Ready to do the same for your business? Request a demo to see how ProsperOps can help you maximize ESR and bring CLR under control.
FAQs
What are variable operating costs in cloud computing?
Variable operating costs are cloud expenses that change with usage, such as compute hours, data transfer, storage consumption, and API calls, rather than fixed charges like support contracts.
How do you control cloud costs effectively?
You control cloud costs by improving allocation visibility, eliminating waste through rightsizing and scheduling, and applying commitment discounts to stable baseline workloads.
What is the difference between rate optimization and usage optimization?

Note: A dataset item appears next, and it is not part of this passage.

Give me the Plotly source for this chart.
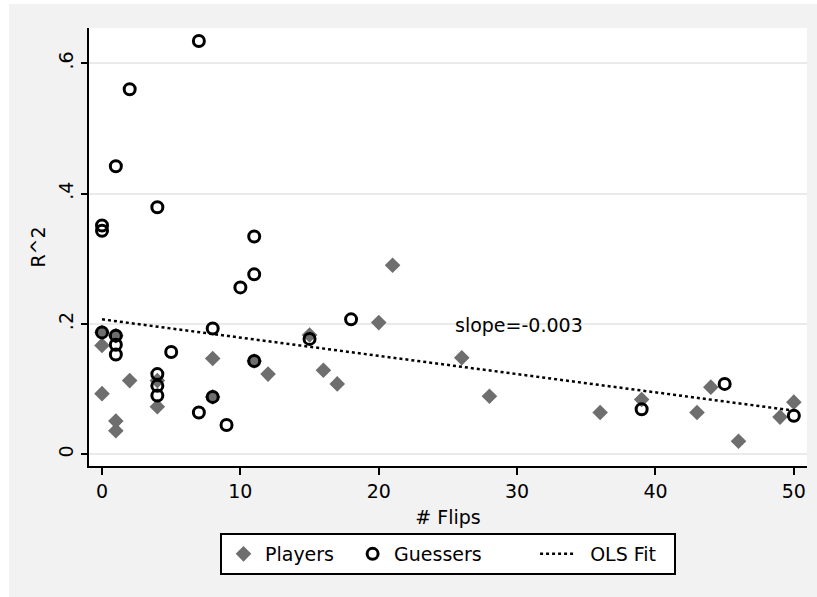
import plotly.graph_objects as go
import numpy as np

# Players (diamonds)
players_x = [0, 0, 0, 1, 1, 1, 2, 4, 4, 8, 8, 11, 12, 15, 16, 17, 20, 21, 26, 28,
             36, 39, 43, 44, 46, 49, 50]
players_y = [0.187, 0.167, 0.093, 0.182, 0.051, 0.036, 0.113, 0.113, 0.073, 0.147, 0.088,
             0.143, 0.123, 0.183, 0.129, 0.108, 0.202, 0.290, 0.148, 0.089,
             0.064, 0.084, 0.064, 0.103, 0.020, 0.057, 0.080]

# Guessers (hollow circles)
guessers_x = [0, 0, 0, 1, 1, 1, 1, 2, 4, 4, 4, 4, 5, 7, 7, 8, 8, 9, 10, 11, 11, 11,
              15, 18, 39, 45, 50]
guessers_y = [0.187, 0.351, 0.343, 0.442, 0.182, 0.168, 0.153, 0.560, 0.379, 0.123, 0.105,
              0.090, 0.157, 0.634, 0.064, 0.193, 0.088, 0.045, 0.256, 0.334, 0.276, 0.143,
              0.177, 0.207, 0.069, 0.108, 0.059]

# OLS fit
fit_intercept = 0.207
fit_slope = -0.0028
fit_x = [0, 50]
slope_label = "slope=-0.003"
label_pos = (25.4, 0.199)

y_tickvals = [0, 0.2, 0.4, 0.6]
y_ticktext = ["0", ".2", ".4", ".6"]
x_tickvals = [0, 10, 20, 30, 40, 50]

FONT = "DejaVu Sans"
NB = "\u00a0"

fig = go.Figure()
fig.add_trace(go.Scatter(
    x=players_x, y=players_y, mode="markers", name="Players" + NB * 2,
    marker=dict(symbol="diamond", size=12, color="#6e6e6e", line=dict(width=0)),
))
fig.add_trace(go.Scatter(
    x=guessers_x, y=guessers_y, mode="markers", name="Guessers" + NB * 8,
    marker=dict(symbol="circle-open", size=11, color="black", line=dict(width=3, color="black")),
))
fx = np.array(fit_x, dtype=float)
fig.add_trace(go.Scatter(
    x=fx, y=fit_intercept + fit_slope * fx, mode="lines", name=NB * 2 + "OLS Fit" + NB * 2,
    line=dict(color="black", width=2.5, dash="3px,3px"),
))

fig.add_annotation(x=label_pos[0], y=label_pos[1], text=slope_label, showarrow=False,
                   xanchor="left", yanchor="middle", font=dict(family=FONT, size=19, color="black"))

L, R, T, B = 89, 10, 28, 131
W, H = 817, 597
pw, ph = W - L - R, H - T - B
# thin white strips at the left and top edges (outside the plot area)
fig.add_shape(type="rect", xref="paper", yref="paper", layer="above",
              x0=-L / pw, x1=(9 - L) / pw, y0=-B / ph, y1=1 + T / ph,
              fillcolor="white", line=dict(width=0))
fig.add_shape(type="rect", xref="paper", yref="paper", layer="above",
              x0=-L / pw, x1=1 + R / pw, y0=1 + (T - 4) / ph, y1=1 + T / ph,
              fillcolor="white", line=dict(width=0))

fig.update_layout(
    width=W, height=H,
    margin=dict(l=L, r=R, t=T, b=B, autoexpand=False),
    paper_bgcolor="#f2f2f2", plot_bgcolor="white",
    font=dict(family=FONT, size=19, color="black"),
    showlegend=True,
    legend=dict(orientation="h", x=0.5, xanchor="center", y=-0.153, yanchor="top",
                bgcolor="white", bordercolor="black", borderwidth=2,
                font=dict(family=FONT, size=19), itemwidth=33, traceorder="normal"),
    xaxis=dict(range=[-0.94, 50.95], tickvals=x_tickvals, showgrid=False, zeroline=False,
               showline=True, linecolor="black", linewidth=2, ticks="outside",
               ticklen=7, tickwidth=2, tickcolor="black", automargin=False,
               title=dict(text="# Flips", font=dict(size=19), standoff=10)),
    yaxis=dict(range=[-0.018, 0.654], tickvals=y_tickvals, ticktext=y_ticktext,
               tickangle=-90, showgrid=True, gridcolor="#eaeaea", gridwidth=2,
               zeroline=False, showline=True, linecolor="black", linewidth=2,
               ticks="outside", ticklen=6, tickwidth=2, tickcolor="black", automargin=False,
               title=dict(text="R^2", font=dict(size=19), standoff=5)),
)

fig.write_html("out.html", config={"displayModeBar": False},
               post_script="document.body.style.margin='0';")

Rate optimization lowers the per-unit price through discounts like Reserved Instances or Savings Plans, while usage optimization reduces how much you consume by removing waste and rightsizing resources.
What is a good Effective Savings Rate for cloud commitments?
According to ProsperOps’ ESR benchmarking data, the median AWS organization achieves an ESR of around 15%, and only the top 2% exceed 40%. An ESR above 30% puts your organization well above average. Above 40% places you in elite territory. Most organizations significantly overestimate their ESR before measuring it precisely, which is why it’s worth calculating rather than assuming. ProsperOps customers consistently land in the top 1–2% of optimizers after onboarding.
When should you automate cloud commitment management?
You should automate commitment management when usage patterns change frequently, manual analysis can’t keep up, or you want to maximize savings without dedicating ongoing staff time to continuous rebalancing.